Ex-motoboy lança CD em que rima as dificuldades da profissão
Entre uma entrega e outra, Marcelo Veronez, hoje motorista de ambulância, criou os primeiros versos do álbum 'Poeta dos Motoboys - Arte e Consciência'
Os versos começaram a brotar sob o capacete. Sentado no banco da moto, acelerando entre uma entrega e outra, Marcelo Veronez procurava a melhor opção para rimar as ideias que lhe vinham à cabeça. A velocidade, os perigos do trânsito e o temor pela própria segurança embalaram suas composições, criadas ao longo dos dez anos em que trabalhou como motoboy pelas ruas de São Paulo.
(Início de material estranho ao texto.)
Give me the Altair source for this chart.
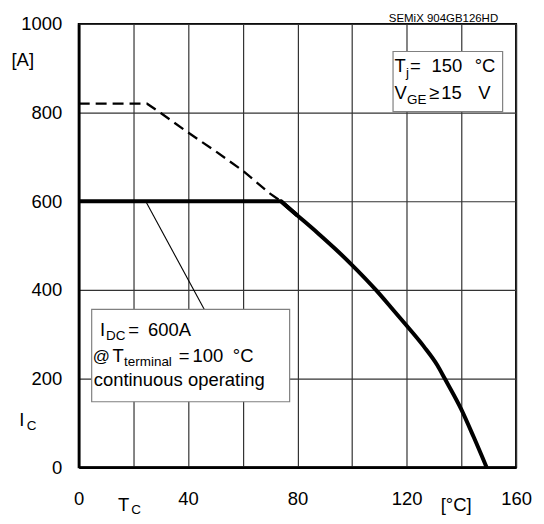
import altair as alt
import pandas as pd

FONT = "Liberation Sans"

# ---- data ----
# thick solid curve (flat part, plus knee segment)
tc_flat = [0, 74, 80]
ic_flat = [600, 600, 568]
# thick solid curve (derating part)
tc_curve = [74, 80, 87.5, 93.6, 100, 108.7, 114.2, 120, 126.3, 131.2, 133.9, 140, 144.5, 149.2]
ic_curve = [600, 568, 528, 494, 456, 400, 361, 319, 272, 230, 200, 130, 68, 0]
# dashed curve
tc_dash = [0, 25, 30, 40, 50, 60, 70, 74]
ic_dash = [820, 820, 799, 755, 713, 669, 617, 600]
# leader line from the 600 A line to the note box
tc_lead = [24.5, 46]
ic_lead = [600, 355]

x_ticks = [0, 20, 40, 60, 80, 100, 120, 140, 160]
y_ticks = [0, 200, 400, 600, 800, 1000]

x_axis = alt.Axis(values=x_ticks, labelExpr="datum.value % 40 === 0 ? datum.label : ''",
                  format="d", grid=True, ticks=False, tickSize=0, domain=True,
                  domainColor="black", domainWidth=2.7, labelFontSize=18.5, labelFont=FONT,
                  labelColor="black", labelPadding=22, labelFlush=False, labelOverlap=False,
                  gridColor="#333333", gridWidth=1.2, title=None)
y_axis = alt.Axis(values=y_ticks, format="d", grid=True, ticks=False, tickSize=0, domain=True,
                  domainColor="black", domainWidth=2.7, labelFontSize=18.5, labelFont=FONT,
                  labelColor="black", labelPadding=17, labelFlush=False, labelOverlap=False,
                  gridColor="#333333", gridWidth=1.2, title=None)

X = alt.X("T:Q", scale=alt.Scale(domain=[0, 160], nice=False, zero=False), axis=x_axis)
Y = alt.Y("I:Q", scale=alt.Scale(domain=[0, 1000], nice=False), axis=y_axis)


def line_layer(ts, iv, **mark):
    return alt.Chart(pd.DataFrame({"T": ts, "I": iv})).mark_line(**mark).encode(x=X, y=Y)


flat = line_layer(tc_flat, ic_flat, color="black", strokeWidth=4, strokeCap="butt",
                  strokeJoin="miter")
curve = line_layer(tc_curve, ic_curve, color="black", strokeWidth=4, strokeCap="butt",
                   interpolate="monotone")
dash = line_layer(tc_dash, ic_dash, color="black", strokeWidth=2.3, strokeDash=[11, 6],
                  strokeCap="butt")
lead = line_layer(tc_lead, ic_lead, color="black", strokeWidth=1.1)

ONE = alt.Data(values=[{"k": 1}])


def box(x1, x2, y1, y2):
    return alt.Chart(ONE).mark_rect(fill="white", stroke="#808080", strokeWidth=1.2).encode(
        x=alt.value(x1), x2=alt.value(x2), y=alt.value(y1), y2=alt.value(y2))


def txt(s, x, y, size=18.5, align="left"):
    return alt.Chart(ONE).mark_text(text=s, fontSize=size, font=FONT, align=align,
                                    baseline="alphabetic", color="black").encode(
        x=alt.value(x), y=alt.value(y))


SUB = 13.5

layers = [
    flat, curve, dash, lead,
    box(315.5, 425.5, 27.7, 88),
    box(13, 211.7, 286.5, 379.3),
    # title
    txt("SEMiX 904GB126HD", 421, -2, size=11.5, align="right"),
    # box 1
    txt("T", 317, 48), txt("j", 328.5, 53, size=SUB), txt("=", 332.5, 48),
    txt("150", 354, 48), txt("°C", 397.5, 48),
    txt("V", 317, 75), txt("GE", 329.5, 80.3, size=SUB), txt("≥", 351.7, 75),
    txt("15", 364, 75), txt("V", 401, 75),
    # box 2
    txt("I", 21.3, 313.7), txt("DC", 27.3, 317, size=SUB), txt("=", 49.7, 313.7),
    txt("600A", 69.5, 313.7),
    txt("@", 14, 339.5, size=17), txt("T", 34, 339.5), txt("terminal", 45.5, 343, size=SUB),
    txt("=", 100.5, 339.5), txt("100", 114.3, 339.5), txt("°C", 154.7, 339.5),
    txt("continuous operating", 15, 363.5),
    # axis titles
    txt("[A]", -67.5, 42),
    txt("I", -59.7, 403.7), txt("C", -52.3, 408, size=SUB),
    txt("T", 39.3, 488.5), txt("C", 52.7, 491.5, size=SUB),
    txt("[°C]", 363.3, 489),
]

chart = alt.layer(*layers).properties(
    width=439, height=445,
    autosize=alt.AutoSizeParams(type="none"),
    padding={"left": 71, "top": 15, "right": 20, "bottom": 48},
    background="white",
).configure_view(stroke="black", strokeWidth=2)

chart.save("out.html", embed_options={"renderer": "svg", "actions": False})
Levou a ‘vida louca’, gíria dos motoqueiros para esse cotidiano de correria, até o dia em que encarou a brutalidade da profissão que escolhera: testemunhou um colega ser atropelado e perder uma das pernas, no Minhocão. Em vez de afligir-se ou entrar em desespero, Veronez sentiu-se determinado a ajudar. Fez com que um ônibus turístico parasse para obter gelo e, assim, tentou ganhar tempo para salvar o companheiro. Tamanho esforço e sangue-frio logo se revelaram em vão, pois a vítima morreu antes de chegar ao hospital.
O impacto da experiência fez com que Veronez decidisse sair da empresa em que trabalhava. “Pedia a Deus para não ter mais de subir numa moto”, relembra. Sem dinheiro, saiu da casa onde morava. Mudou-se provisoriamente para o próprio carro, um Fiat 147 que, meses depois, foi vendido a um ferro-velho — por 130 reais. Estava na pindaíba quando surgiu a oportunidade de tomar outro rumo. Por um anúncio de jornal, soube de um concurso que lhe interessou de imediato: havia uma vaga para motorista de veículos de resgate. Trocou os pedais da moto pelos das ambulâncias do Serviço de Atendimento Móvel de Urgência (Samu). “Perdi a conta de quantos motoboys atendi”, diz.
Com a quilometragem de quem levou muito espelhinho retrovisor no guidão e já ajudou muito motoqueiro estatelado no chão, Veronez agora se aventura numa outra estrada. Acaba de lançar o CD ‘Poeta dos Motoboys — Arte e Consciência’ (15 reais, sob encomenda), com patrocínio de uma empresa de autopeças. Leva a palavra ‘poeta’ tatuada no braço, apelido ganho devido às rimas que entoava aos antigos colegas. “Percebi que podia cantar para alertá-los de que nenhuma entrega vale a vida de ninguém”, afirma. Na faixa que abre o disco, as palavras se combinam para dar o recado: “Se você é inconsequente, sua sorte já foi lida / Seja cauteloso, duas rodas, uma vida”.